Re: deterministic naming of blank nodes

> On 21 May 2015, at 13:24, henry.story@bblfish.net wrote:
> 
> 
>> On 21 May 2015, at 13:02, Steve Harris <steve.harris@aistemos.com> wrote:
>> 
>>> On 21 May 2015, at 11:06, henry.story@bblfish.net wrote:
>>> 
>>> 
>>>> On 21 May 2015, at 10:08, Steve Harris <steve.harris@aistemos.com> wrote:
>>>> 
>>>> 
>>>>>> Alternatively, some SPARQL servers may use
>>>>>> stable internal identifiers that could serve this purpose (still
>>>>>> requiring normative normalization), but I suspect that there are some
>>>>>> implementations that don’t guarantee such stable identifiers).
>>>>> 
>>>>> Right, it would involve enhancing SPARQL servers.
>>>> 
>>>> Quite a few can do this already, and there’s a syntax sanctioned by RDF 1.1
>>>> 
>>>> http://www.w3.org/TR/rdf11-concepts/#section-skolemization
>>> 
>>> yes, except that skolemization using .well-konwn URLs is ugly, broken, and should
>>> never have made it into RDF1.1 spec.
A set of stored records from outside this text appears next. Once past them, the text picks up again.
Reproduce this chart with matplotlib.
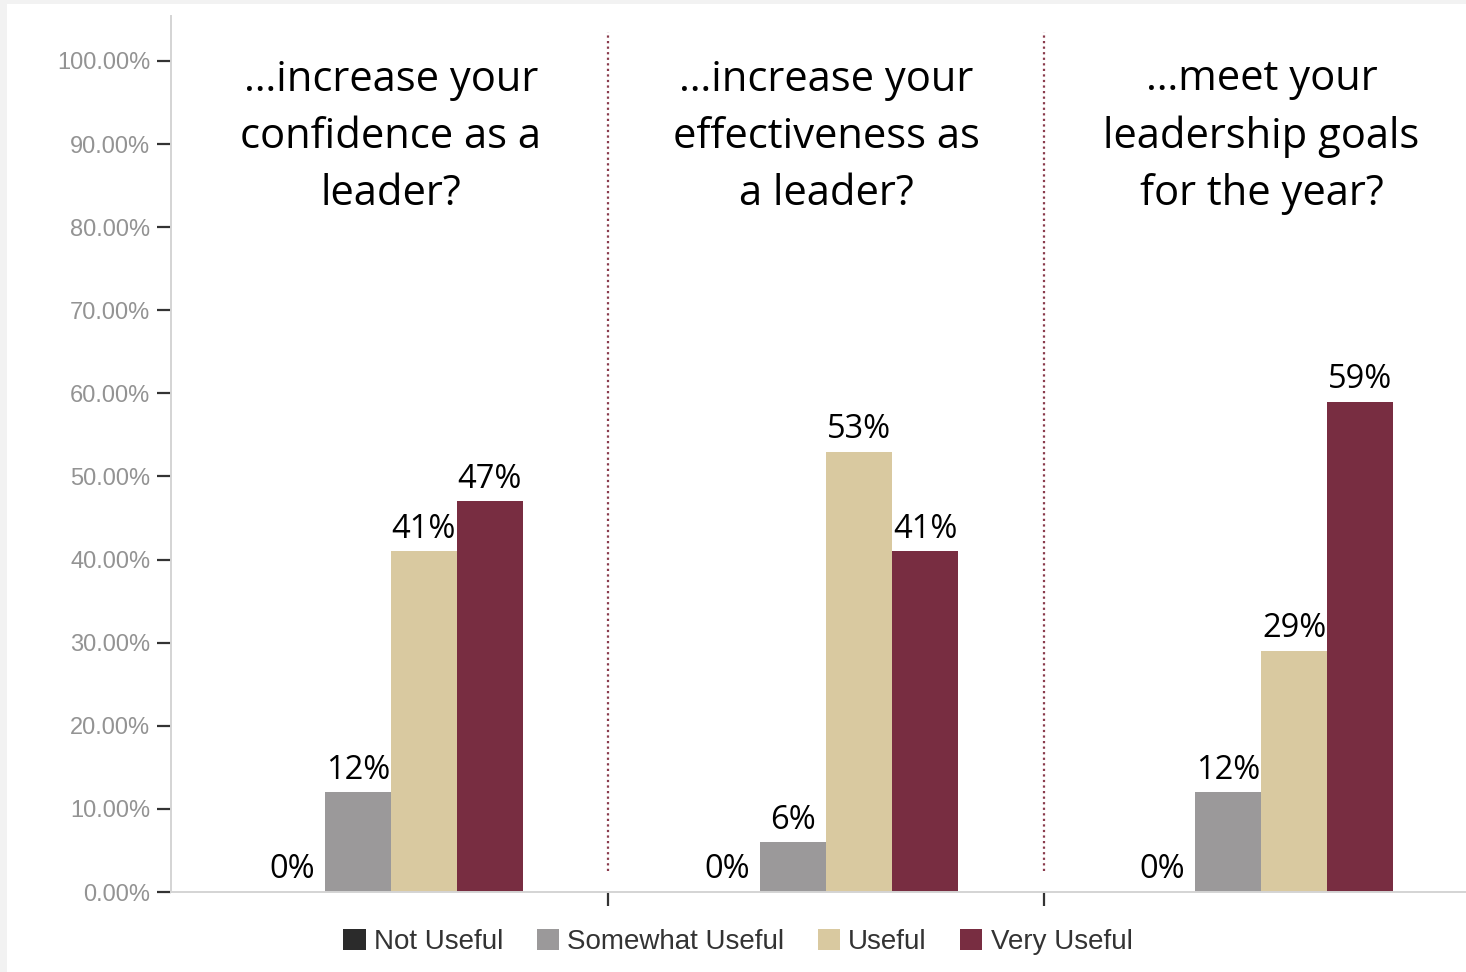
import matplotlib
matplotlib.use("Agg")
import matplotlib.pyplot as plt
from matplotlib.patches import Patch, Rectangle
import numpy as np

# Survey results: how useful was the programme to ...
questions = [
    "\u2026increase your\nconfidence as a\nleader?",
    "\u2026increase your\neffectiveness as\na leader?",
    "\u2026meet your\nleadership goals\nfor the year?",
]
responses = ["Not Useful", "Somewhat Useful", "Useful", "Very Useful"]
not_useful = [0, 0, 0]
somewhat_useful = [12, 6, 12]
useful = [41, 53, 29]
very_useful = [47, 41, 59]
y_ticks = [0, 10, 20, 30, 40, 50, 60, 70, 80, 90, 100]

series = [not_useful, somewhat_useful, useful, very_useful]
colors = ["#2b2b2b", "#9b999a", "#d9c9a0", "#782d41"]

fig = plt.figure(figsize=(14.66, 9.72), dpi=100)
fig.patch.set_facecolor("white")
# light frame strips along the top and left edges
fig.add_artist(Rectangle((0, 1 - 4 / 972), 1, 4 / 972, transform=fig.transFigure,
                         facecolor="#f2f2f2", edgecolor="none", zorder=0))
fig.add_artist(Rectangle((0, 0), 7 / 1466, 1, transform=fig.transFigure,
                         facecolor="#f2f2f2", edgecolor="none", zorder=0))

ax = fig.add_axes([171 / 1466, 1 - 892 / 972, 1 - 171 / 1466, 876 / 972])
ax.set_xlim(-0.505, 2.47)
ax.set_ylim(0, 876 / 8.31)

x = np.arange(len(questions))
width = 0.1517
offsets = (np.arange(len(responses)) - 1.5) * width

label_font = "Open Sans"
for vals, off, col, name in zip(series, offsets, colors, responses):
    bars = ax.bar(x + off, vals, width=width, color=col, label=name, zorder=2)
    for rect, v in zip(bars, vals):
        ax.annotate(f"{v}%", (rect.get_x() + rect.get_width() / 2, v),
                    xytext=(0, 4), textcoords="offset points",
                    ha="center", va="bottom", fontsize=23.5,
                    family=label_font, color="black", zorder=3)

# question headings
for xi, q in zip(x, questions):
    ax.text(xi, 90.9, q, ha="center", va="center", fontsize=30,
            family=label_font, color="black", linespacing=1.47)

# dotted group separators
for sx in (0.5, 1.5):
    ax.plot([sx, sx], [2.5, 103.5], linestyle=(0, (1, 1.5)), color="#8a3b4c",
            linewidth=1.6, zorder=1)

ax.set_yticks(y_ticks)
ax.set_yticklabels([f"{t:.2f}%" for t in y_ticks])
ax.set_xticks([0.5, 1.5])
ax.set_xticklabels([])

ax.tick_params(axis="y", length=10, width=1.6, color="#333333", pad=5,
               labelsize=17, labelcolor="#939393")
ax.tick_params(axis="x", length=10, width=1.6, color="#333333")
for lab in ax.get_yticklabels():
    lab.set_family("Liberation Sans")

for s in ("top", "right"):
    ax.spines[s].set_visible(False)
for s in ("left", "bottom"):
    ax.spines[s].set_color("#d4d4d4")
    ax.spines[s].set_linewidth(1.4)

handles = [Patch(facecolor=c, edgecolor="none", label=n) for c, n in zip(colors, responses)]
leg = fig.legend(handles=handles, loc="center", bbox_to_anchor=(738 / 1466, 1 - 942 / 972),
                 ncol=4, frameon=False, handlelength=0.8, handleheight=0.8,
                 handletextpad=0.3, columnspacing=1.2,
                 prop={"family": "Liberation Sans", "size": 20})
for t in leg.get_texts():
    t.set_color("#333333")

fig.savefig("out.png", dpi=100, facecolor="white")
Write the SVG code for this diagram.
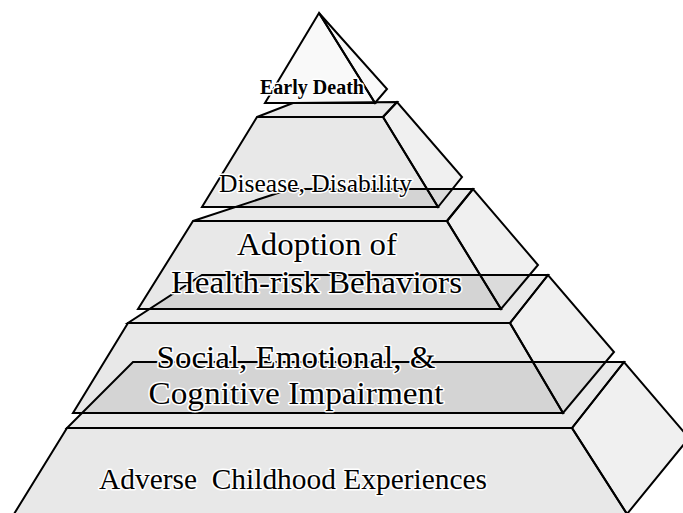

It breaks linked data clients that need to analyse the
>>> full uri for .wellknown urls before deciding wether to follow them. it would be better to have coined bnode URNs of some form. I made a suggestion along those lines at some point.
>>> 
>>> https://lists.w3.org/Archives/Public/semantic-web/2014Sep/0088.html
>> 
>> There’s nothing wrong with dereferencing a skolem URI. That’s what makes it better than a bNode label.
>> 
>> It’s perfectly legal to have something at the other end.
> 
> .well-known urls are meant to be used for well known urls that can be dereferenced, whereas the whole point of bnode urls is exactly not to dereference them.  It is quite obvious as there  is no specification about what to put there - ie no consensus was reached on the key part of what should have been reached.

I don’t know why you believe that bNode URLS can’t / shouldn’t be dereferenced. If they point back to a service, the service can return the CBD, or any domain specific representation that makes sense. That’s the whole point.